Die Kosten des Beschwerdeverfahrens trägt der Kindesvater.
Der Wert des Beschwerdegegenstandes wird auf 500,00 EUR festgesetzt.
Gründe
I.
Die Beteiligten zu 1. und 2. sind die – seit dem Jahre 2003 geschiedenen - Eltern (unter
anderem) der am …. Januar 1994 geborenen W… B… und des am …. Dezember 1995
geborenen R… B….
Gegen den Kindesvater wird wegen des Verdachts des sexuellen Missbrauchs in einer
Vielzahl von Fällen zum Nachteil seiner Stieftochter S… B…, der – volljährigen -
gemeinsamen Tochter der Kindeseltern M… B… und der noch minderjährigen
gemeinsamen Tochter W… B… im Tatzeitraum von 1991 bis Anfang 2005 strafrechtlich
ermittelt. Ein auf diesen Vorwurf gestützter Haftbefehl des Amtsgerichts Lübben vom 10.
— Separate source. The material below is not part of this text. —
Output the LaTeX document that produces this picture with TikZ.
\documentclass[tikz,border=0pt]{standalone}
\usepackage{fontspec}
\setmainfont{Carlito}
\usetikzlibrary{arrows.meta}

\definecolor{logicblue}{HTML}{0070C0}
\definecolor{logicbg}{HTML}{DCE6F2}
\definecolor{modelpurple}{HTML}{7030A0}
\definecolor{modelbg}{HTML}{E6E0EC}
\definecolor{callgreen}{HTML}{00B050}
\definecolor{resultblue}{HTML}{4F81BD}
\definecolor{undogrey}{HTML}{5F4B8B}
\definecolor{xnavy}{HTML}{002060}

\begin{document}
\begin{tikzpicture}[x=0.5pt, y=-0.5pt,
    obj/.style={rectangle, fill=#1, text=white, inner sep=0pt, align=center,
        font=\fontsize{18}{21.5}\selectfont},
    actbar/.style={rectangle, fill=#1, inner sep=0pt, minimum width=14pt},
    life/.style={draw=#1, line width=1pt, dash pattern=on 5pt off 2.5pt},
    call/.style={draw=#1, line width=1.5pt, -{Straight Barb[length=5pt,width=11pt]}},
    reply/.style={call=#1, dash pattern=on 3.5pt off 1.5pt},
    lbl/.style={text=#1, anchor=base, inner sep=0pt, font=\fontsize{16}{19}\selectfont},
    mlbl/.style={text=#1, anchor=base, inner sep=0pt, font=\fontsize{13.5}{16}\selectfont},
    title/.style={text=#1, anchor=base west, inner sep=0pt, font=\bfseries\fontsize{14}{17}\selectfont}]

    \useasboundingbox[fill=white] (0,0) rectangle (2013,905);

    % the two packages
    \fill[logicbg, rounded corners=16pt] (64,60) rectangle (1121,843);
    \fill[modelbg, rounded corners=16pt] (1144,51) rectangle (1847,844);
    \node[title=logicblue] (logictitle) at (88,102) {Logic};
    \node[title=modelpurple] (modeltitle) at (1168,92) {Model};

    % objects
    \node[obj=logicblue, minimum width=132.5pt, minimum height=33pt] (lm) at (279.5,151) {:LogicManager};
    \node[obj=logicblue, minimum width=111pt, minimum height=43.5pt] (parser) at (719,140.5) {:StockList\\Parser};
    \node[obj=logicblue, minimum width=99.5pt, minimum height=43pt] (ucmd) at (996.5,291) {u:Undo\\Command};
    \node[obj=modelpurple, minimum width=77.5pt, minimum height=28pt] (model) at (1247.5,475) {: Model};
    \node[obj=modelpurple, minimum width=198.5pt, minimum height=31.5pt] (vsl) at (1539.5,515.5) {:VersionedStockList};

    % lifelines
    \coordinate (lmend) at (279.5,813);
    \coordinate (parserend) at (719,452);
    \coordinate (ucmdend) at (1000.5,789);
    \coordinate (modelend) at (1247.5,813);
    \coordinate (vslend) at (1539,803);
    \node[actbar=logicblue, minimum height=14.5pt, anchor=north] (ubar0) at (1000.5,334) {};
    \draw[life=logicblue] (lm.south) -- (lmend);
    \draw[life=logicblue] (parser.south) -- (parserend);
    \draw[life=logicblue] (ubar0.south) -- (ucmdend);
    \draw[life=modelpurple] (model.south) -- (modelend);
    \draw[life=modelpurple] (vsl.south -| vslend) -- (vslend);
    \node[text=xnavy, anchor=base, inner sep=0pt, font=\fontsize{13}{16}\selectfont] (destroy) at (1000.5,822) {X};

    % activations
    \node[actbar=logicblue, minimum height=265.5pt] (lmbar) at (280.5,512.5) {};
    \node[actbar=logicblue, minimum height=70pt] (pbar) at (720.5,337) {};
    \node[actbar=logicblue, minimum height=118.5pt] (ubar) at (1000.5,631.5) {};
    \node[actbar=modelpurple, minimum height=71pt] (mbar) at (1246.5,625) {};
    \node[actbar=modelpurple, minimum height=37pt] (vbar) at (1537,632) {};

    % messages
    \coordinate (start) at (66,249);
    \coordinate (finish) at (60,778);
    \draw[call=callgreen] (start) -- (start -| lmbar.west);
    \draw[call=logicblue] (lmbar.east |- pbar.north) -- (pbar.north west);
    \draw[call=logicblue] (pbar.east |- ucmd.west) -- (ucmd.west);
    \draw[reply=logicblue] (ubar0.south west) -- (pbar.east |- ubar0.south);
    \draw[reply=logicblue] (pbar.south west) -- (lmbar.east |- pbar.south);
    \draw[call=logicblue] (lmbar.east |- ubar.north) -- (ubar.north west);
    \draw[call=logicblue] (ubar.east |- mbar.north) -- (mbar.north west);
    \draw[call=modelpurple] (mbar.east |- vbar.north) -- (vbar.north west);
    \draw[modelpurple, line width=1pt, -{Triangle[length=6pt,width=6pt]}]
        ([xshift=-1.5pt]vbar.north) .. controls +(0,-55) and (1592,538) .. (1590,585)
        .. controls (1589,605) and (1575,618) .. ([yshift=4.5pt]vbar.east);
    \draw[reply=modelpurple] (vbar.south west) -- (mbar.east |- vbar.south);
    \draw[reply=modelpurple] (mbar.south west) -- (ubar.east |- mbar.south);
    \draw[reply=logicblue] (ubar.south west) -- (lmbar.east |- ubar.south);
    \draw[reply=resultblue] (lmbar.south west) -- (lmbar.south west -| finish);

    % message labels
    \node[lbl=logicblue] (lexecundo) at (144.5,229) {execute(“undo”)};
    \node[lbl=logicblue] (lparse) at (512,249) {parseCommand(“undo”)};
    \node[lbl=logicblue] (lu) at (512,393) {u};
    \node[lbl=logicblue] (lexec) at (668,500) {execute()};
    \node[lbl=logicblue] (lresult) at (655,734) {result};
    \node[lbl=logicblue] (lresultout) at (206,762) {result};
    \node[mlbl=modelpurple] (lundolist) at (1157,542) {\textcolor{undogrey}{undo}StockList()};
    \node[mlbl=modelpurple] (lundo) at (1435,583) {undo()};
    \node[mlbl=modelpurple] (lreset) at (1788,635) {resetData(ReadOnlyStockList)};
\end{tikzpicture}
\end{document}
März 2009 wurde auf Haftbeschwerde des Kindesvaters durch Beschluss des
Landgerichts Cottbus vom 9. April 2009 gegen Auflagen außer Vollzug gesetzt. Seit
diesem Tage ist der Kindesvater wieder auf freiem Fuß.
Die Kindesmutter hat mit Blick auf diese gegen den Kindesvater gerichteten Vorwürfe,
die seinerzeitige Inhaftierung und die zu erwartende Haftstrafe die Aufhebung der
gemeinsamen elterlichen Sorge für W… und R… B… beantragt und im Anhörungstermin
am 29. April 2009 den Erlass einer einstweiligen Anordnung insoweit beantragt.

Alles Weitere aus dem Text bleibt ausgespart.